When Play Movies and TV service launched, Google chose HE-AAC as the official audio codec instead of Dolby Digital Plus, I remember many users complaint about this decision, so they end up supporting Dolby Digital Plus after all though Dolby Atmos metadata is still not supported. HE-AAC is still used as an optional codec.
YouTube has never supported Dolby Audio, instead, Google chose AAC-LC as the audio codec for multichannel audio, however, this codec is transcoded to Dolby Digital by some Smart TVs when using the HDMI-ARC port or the SPDIF port; unfortunately, external boxes don't perform this transcoding so they must be connected to a multichannel AV receiver in order to get multichannel PCM. Currently, multichannel audio on YouTube seems to be capped or limited to an unknown number of devices, it was supported on web browsers, game consoles but they just downmix the audio to stereo.

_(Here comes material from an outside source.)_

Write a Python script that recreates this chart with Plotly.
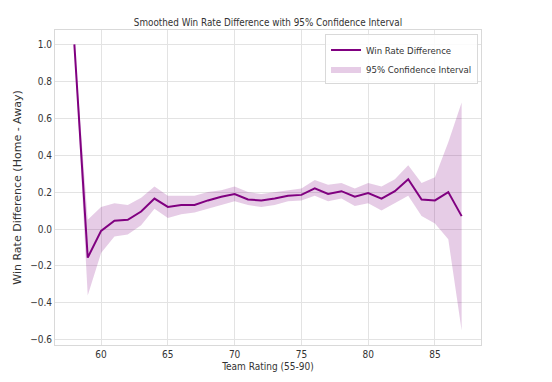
import plotly.graph_objects as go

ratings = list(range(58, 88))
win_diff = [1.0, -0.155, -0.01, 0.045, 0.05, 0.095, 0.165, 0.12, 0.13, 0.13,
            0.155, 0.175, 0.19, 0.16, 0.155, 0.165, 0.18, 0.185, 0.22, 0.19,
            0.205, 0.175, 0.195, 0.165, 0.205, 0.27, 0.16, 0.155, 0.2, 0.07]
ci_lower = [1.0, -0.36, -0.13, -0.04, -0.03, 0.02, 0.11, 0.06, 0.08, 0.09,
            0.11, 0.13, 0.15, 0.13, 0.12, 0.13, 0.15, 0.155, 0.18, 0.15,
            0.165, 0.125, 0.14, 0.10, 0.14, 0.18, 0.07, 0.03, -0.055, -0.55]
ci_upper = [1.0, 0.05, 0.12, 0.14, 0.13, 0.17, 0.23, 0.18, 0.18, 0.18,
            0.20, 0.21, 0.23, 0.20, 0.19, 0.20, 0.21, 0.22, 0.265, 0.24,
            0.25, 0.22, 0.25, 0.23, 0.27, 0.345, 0.25, 0.28, 0.47, 0.685]

purple = "#800080"
fill = "rgba(128,0,128,0.2)"
FONT = "DejaVu Sans Condensed, DejaVu Sans, sans-serif"

fig = go.Figure()
fig.add_trace(go.Scatter(x=ratings, y=ci_lower, mode="lines", line=dict(width=0),
                         showlegend=False, hoverinfo="skip"))
fig.add_trace(go.Scatter(x=ratings, y=ci_upper, mode="lines", line=dict(width=0),
                         fill="tonexty", fillcolor=fill,
                         name="95% Confidence Interval"))
fig.add_trace(go.Scatter(x=ratings, y=win_diff, mode="lines",
                         line=dict(color=purple, width=2),
                         name="Win Rate Difference"))

axis_common = dict(showgrid=True, gridcolor="#e3e3e3", gridwidth=1,
                   showline=True, linecolor="#d9d9d9", linewidth=1, mirror=True,
                   zeroline=False, ticks="", automargin=False,
                   tickfont=dict(size=10, color="#333333"))

fig.update_layout(
    width=552, height=382,
    margin=dict(l=47, r=79, t=22, b=45),
    paper_bgcolor="white", plot_bgcolor="white",
    font=dict(family=FONT, color="#333333"),
    title=dict(text="Smoothed Win Rate Difference with 95% Confidence Interval",
               x=0.5, xref="paper", xanchor="center", y=0.963, yanchor="middle",
               font=dict(size=9.8, color="#333333")),
    xaxis=dict(range=[56.55, 88.45], tickvals=[60, 65, 70, 75, 80, 85],
               title=dict(text="Team Rating (55-90)", font=dict(size=10), standoff=3),
               **axis_common),
    yaxis=dict(range=[-0.628, 1.078], tickvals=[-0.6, -0.4, -0.2, 0.0, 0.2, 0.4, 0.6, 0.8, 1.0],
               tickformat=".1f",
               title=dict(text="Win Rate Difference (Home - Away)",
                          font=dict(size=11, family="DejaVu Sans"), standoff=6),
               **axis_common),
    legend=dict(x=0.993, y=0.986, xanchor="right", yanchor="top",
                bgcolor="rgba(255,255,255,0.85)", bordercolor="#d9d9d9", borderwidth=1,
                font=dict(size=9.5, color="#333333"), traceorder="reversed",
                tracegroupgap=0, itemwidth=30),
    showlegend=True,
)

fig.write_html("out.html")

The only Android TV box that still seems to be supporting this is the Nvidia Shield. Dolby Digital patents already expired according to its Wikipedia page: "In Dolby's 2005 original and amended S-1 filings with the SEC, Dolby acknowledged that "Patents relating to our Dolby Digital technologies expire between 2008 and 2017. The last patent covering AC-3 expired March 20, 2017, so it is now generally free to use". That means Google can start using Dolby Digital on YouTube because it's now free.
Music streaming services have started to support lossless Hi-Fi audio, Tidal, Deezer, Spotify and Amazon Music already offer that audio tier, with Tidal and Amazon Music supporting Dolby Atmos Music. Now Apple just seems to be readying the service to also support HiFi audio, Dolby Atmos and Dolby Audio.
Apple Music may soon feature support for lossless HiFi audio, Dolby Audio
Google Play Music never offered a HiFi audio tier while YouTube Music still offers a single lossy AAC tier. Even music uploaded to the service in lossless formats such as FLAC, are converted to AAC afterwards.
Will Google follow suit?
I know part of the reason relies on licencing costs but is that an impediment for Google?
Share your thoughts.
I think the only Dolby product that doesn't have an open/free alternative is Atmos. That's it.
Why pay extra for a closed format when there are open formats available for free? Dolby Vision? There is HDR10+ Dolby Audio? Choose one of the many free formats.